> [Dataset section]:
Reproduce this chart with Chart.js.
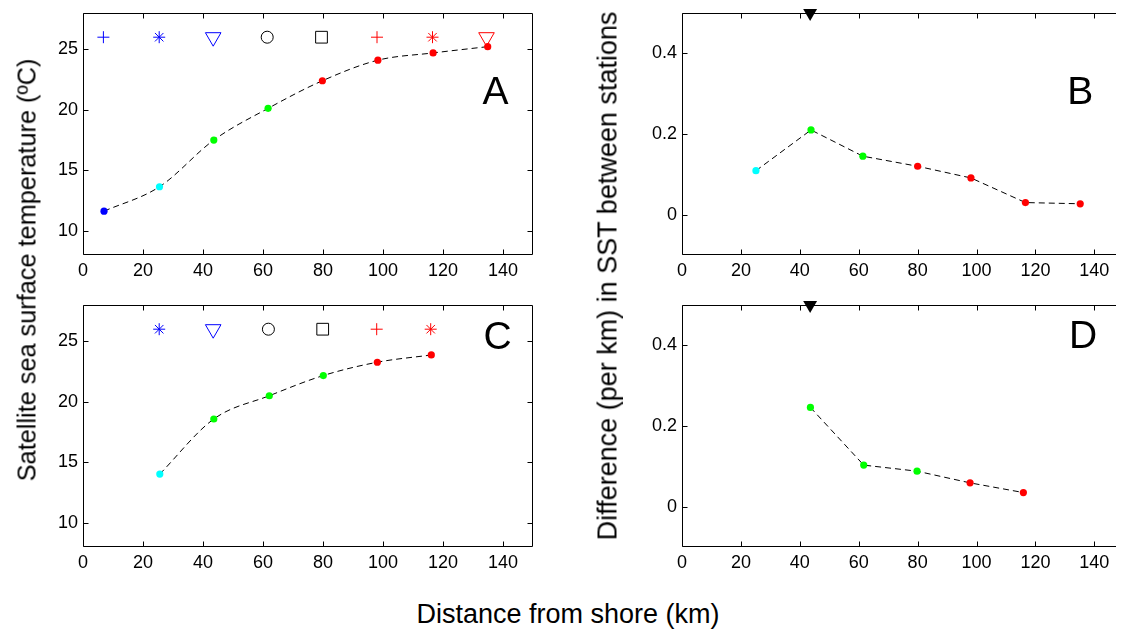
<!DOCTYPE html>
<html>
<head>
<meta charset="utf-8">
<script src="https://cdn.jsdelivr.net/npm/chart.js@4.4.1/dist/chart.umd.min.js"></script>
<style>
  html, body { margin: 0; padding: 0; background: #fff; overflow: hidden; width: 1122px; height: 632px; position: relative; }
  .panel { position: absolute; height: 290px; }
  .panel canvas { display: block; }
  .title { position: absolute; font-family: "Liberation Sans", Arial, sans-serif; font-size: 27px;
           line-height: 27px; color: #000; white-space: nowrap; transform: translate(-50%, -50%); }
  .rot { transform: translate(-50%, -50%) rotate(-90deg); }
</style>
</head>
<body>
<div class="panel" style="left:0px; top:0px; width:560px;"><canvas id="panelA" width="560" height="290"></canvas></div>
<div class="panel" style="left:600px; top:0px; width:522px;"><canvas id="panelB" width="522" height="290"></canvas></div>
<div class="panel" style="left:0px; top:292px; width:560px;"><canvas id="panelC" width="560" height="290"></canvas></div>
<div class="panel" style="left:600px; top:292px; width:522px;"><canvas id="panelD" width="522" height="290"></canvas></div>

<div class="title rot" style="left:27px; top:270px; font-size:25.3px; line-height:25px;">Satellite sea surface temperature (ºC)</div>
<div class="title rot" style="left:608px; top:276px;">Difference (per km) in SST between stations</div>
<div class="title" style="left:568px; top:614px;">Distance from shore (km)</div>

<script>
// ---- tick labels ----
const xTicks = [0, 20, 40, 60, 80, 100, 120, 140];
const sstTicks = [10, 15, 20, 25];
const diffTicks = [0, 0.2, 0.4];

// ---- panel A: SST at every station ----
const distA = [7.0, 25.5, 43.6, 61.7, 79.8, 98.3, 116.7, 134.9];
const sstA = [11.62, 13.64, 17.5, 20.12, 22.4, 24.1, 24.7, 25.22];
const stationColorsA = ['#0000ff', '#00ffff', '#00ff00', '#00ff00', '#ff0000', '#ff0000', '#ff0000', '#ff0000'];
const symbolDistA = [6.8, 25.4, 43.4, 61.4, 79.5, 98.0, 116.5, 134.5];
const symbolLevelA = [26, 26, 26, 26, 26, 26, 26, 26];
const symbolShapesA = ['cross', 'star', 'triangle', 'circle', 'rect', 'cross', 'star', 'triangle'];
const symbolColorsA = ['#0000ff', '#0000ff', '#0000ff', '#000000', '#000000', '#ff0000', '#ff0000', '#ff0000'];

// ---- panel B: SST gradient between neighbouring stations ----
const distB = [25.1, 43.8, 61.4, 80.0, 98.1, 116.6, 135.2];
const diffB = [0.109, 0.210, 0.145, 0.120, 0.091, 0.030, 0.027];
const stationColorsB = ['#00ffff', '#00ff00', '#00ff00', '#ff0000', '#ff0000', '#ff0000', '#ff0000'];

// ---- panel C: SST, second transect ----
const distC = [25.6, 43.6, 62.1, 80.1, 98.1, 116.1];
const sstC = [14.03, 18.58, 20.5, 22.17, 23.27, 23.87];
const stationColorsC = ['#00ffff', '#00ff00', '#00ff00', '#00ff00', '#ff0000', '#ff0000'];
const symbolDistC = [25.4, 43.4, 61.8, 79.9, 97.9, 115.9];
const symbolLevelC = [26, 26, 26, 26, 26, 26];
const symbolShapesC = ['star', 'triangle', 'circle', 'rect', 'cross', 'star'];
const symbolColorsC = ['#0000ff', '#0000ff', '#000000', '#000000', '#ff0000', '#ff0000'];

// ---- panel D: SST gradient, second transect ----
const distD = [43.6, 61.7, 79.8, 97.8, 115.9];
const diffD = [0.246, 0.103, 0.088, 0.059, 0.035];
const stationColorsD = ['#00ff00', '#00ff00', '#00ff00', '#ff0000', '#ff0000'];

// front position flagged on the gradient panels
const frontDist = [43.5];
const frontLevel = [0.5];

const FONT = '"Liberation Sans", Arial, sans-serif';
const zip = (xs, ys) => xs.map((x, i) => ({ x: x, y: ys[i] }));

// box with inward ticks on the sides, plus the panel letter
const framePlugin = {
  id: 'frame',
  beforeDatasetsDraw(chart, args, opts) {
    const { ctx, chartArea: a, scales: { x, y } } = chart;
    const L = Math.round(a.left) + 0.5, R = Math.round(a.right) - 0.5;
    const T = Math.round(a.top) + 0.5, B = Math.round(a.bottom) - 0.5;
    const len = 5;
    const closed = !opts.openRight;
    ctx.save();
    ctx.strokeStyle = '#000';
    ctx.lineWidth = 1;
    ctx.setLineDash([]);
    ctx.beginPath();
    if (closed) {
      ctx.rect(L, T, R - L, B - T);
    } else {
      // plot box continues past the page edge on the right
      ctx.moveTo(a.right + 2, T); ctx.lineTo(L, T); ctx.lineTo(L, B); ctx.lineTo(a.right + 2, B);
    }
    x.ticks.forEach(t => {
      const px = Math.round(x.getPixelForValue(t.value)) + 0.5;
      ctx.moveTo(px, B); ctx.lineTo(px, B - len);
      ctx.moveTo(px, T); ctx.lineTo(px, T + len);
    });
    y.ticks.forEach(t => {
      const py = Math.round(y.getPixelForValue(t.value)) + 0.5;
      ctx.moveTo(L, py); ctx.lineTo(L + len, py);
      if (closed) { ctx.moveTo(R, py); ctx.lineTo(R - len, py); }
    });
    ctx.stroke();
    ctx.restore();
  },
  afterDatasetsDraw(chart, args, opts) {
    if (!opts.text) return;
    const { ctx, scales: { x, y } } = chart;
    const size = 39;
    ctx.save();
    ctx.fillStyle = '#000';
    ctx.font = size + 'px ' + FONT;
    ctx.textAlign = 'center';
    ctx.textBaseline = 'alphabetic';
    ctx.fillText(opts.text, x.getPixelForValue(opts.x), y.getPixelForValue(opts.y) + size * 0.358);
    ctx.restore();
  }
};

function makePanel(id, cfg) {
  const datasets = [{
    data: zip(cfg.xs, cfg.ys),
    showLine: true,
    borderColor: '#000',
    borderWidth: 1,
    borderDash: [6, 4],
    cubicInterpolationMode: cfg.smooth ? 'monotone' : 'default',
    pointStyle: 'circle',
    pointRadius: 3.6,
    pointBorderWidth: 0,
    pointBackgroundColor: cfg.colors,
    order: 2
  }];
  if (cfg.symX) {
    datasets.push({
      data: zip(cfg.symX, cfg.symY),
      showLine: false,
      pointStyle: cfg.symShapes,
      pointRotation: cfg.symShapes.map(s => s === 'triangle' ? 180 : 0),
      pointRadius: cfg.symShapes.map(s => s === 'triangle' ? 9 : s === 'rect' ? 8.3 : 6),
      pointBorderWidth: 1,
      pointBorderColor: cfg.symColors,
      pointBackgroundColor: 'rgba(0,0,0,0)',
      clip: false,
      order: 1
    });
  }
  if (cfg.front) {
    datasets.push({
      data: zip(frontDist, frontLevel),
      showLine: false,
      pointStyle: 'triangle',
      pointRotation: 180,
      pointRadius: 8,
      pointBorderWidth: 0,
      pointBackgroundColor: '#000',
      clip: false,
      order: 0
    });
  }
  const tickFont = { family: FONT, size: 18 };
  return new Chart(document.getElementById(id), {
    type: 'scatter',
    data: { datasets },
    plugins: [framePlugin],
    options: {
      responsive: false,
      devicePixelRatio: 1,
      animation: false,
      events: [],
      layout: { padding: { left: 0, top: 13, right: cfg.padRight, bottom: 0 } },
      plugins: {
        legend: { display: false },
        tooltip: { enabled: false },
        frame: Object.assign({ openRight: !!cfg.openRight }, cfg.letter)
      },
      scales: {
        x: {
          type: 'linear', min: 0, max: cfg.xMax,
          afterBuildTicks: s => { s.ticks = xTicks.map(v => ({ value: v })); },
          afterFit: s => { s.height = 35; s.paddingLeft = 0; s.paddingRight = 0; },
          grid: { display: false, drawTicks: false },
          border: { display: false },
          ticks: { color: '#000', font: tickFont, padding: 5, maxRotation: 0, autoSkip: false,
                   callback: v => String(v) }
        },
        y: {
          type: 'linear', min: cfg.yMin, max: cfg.yMax,
          afterBuildTicks: s => { s.ticks = cfg.yTicks.map(v => ({ value: v })); },
          afterFit: s => { s.width = cfg.yWidth; s.paddingTop = 0; s.paddingBottom = 0; },
          grid: { display: false, drawTicks: false },
          border: { display: false },
          ticks: { color: '#000', font: tickFont, padding: 5, autoSkip: false,
                   callback: v => String(v) }
        }
      }
    }
  });
}

// the right-hand panels are cut by the page edge: their x range stops where the page ends
const xMaxLeft = 150;
const xMaxRight = 146.67;

makePanel('panelA', {
  xs: distA, ys: sstA, colors: stationColorsA, smooth: true,
  symX: symbolDistA, symY: symbolLevelA, symShapes: symbolShapesA, symColors: symbolColorsA,
  xMax: xMaxLeft, yMin: 8, yMax: 28, yTicks: sstTicks, yWidth: 83, padRight: 27,
  letter: { text: 'A', x: 137.5, y: 21.6 }
});
makePanel('panelB', {
  xs: distB, ys: diffB, colors: stationColorsB, smooth: false, front: true, openRight: true,
  xMax: xMaxRight, yMin: -0.1, yMax: 0.5, yTicks: diffTicks, yWidth: 82, padRight: 0,
  letter: { text: 'B', x: 135.2, y: 0.31 }
});
makePanel('panelC', {
  xs: distC, ys: sstC, colors: stationColorsC, smooth: true,
  symX: symbolDistC, symY: symbolLevelC, symShapes: symbolShapesC, symColors: symbolColorsC,
  xMax: xMaxLeft, yMin: 8, yMax: 28, yTicks: sstTicks, yWidth: 83, padRight: 27,
  letter: { text: 'C', x: 138.2, y: 25.55 }
});
makePanel('panelD', {
  xs: distD, ys: diffD, colors: stationColorsD, smooth: false, front: true, openRight: true,
  xMax: xMaxRight, yMin: -0.1, yMax: 0.5, yTicks: diffTicks, yWidth: 82, padRight: 0,
  letter: { text: 'D', x: 136.2, y: 0.428 }
});
</script>
</body>
</html>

> [Objective]:
Determine how many lines in the data above contain the string "with". Give nothing except the number.

> [Reply]:
2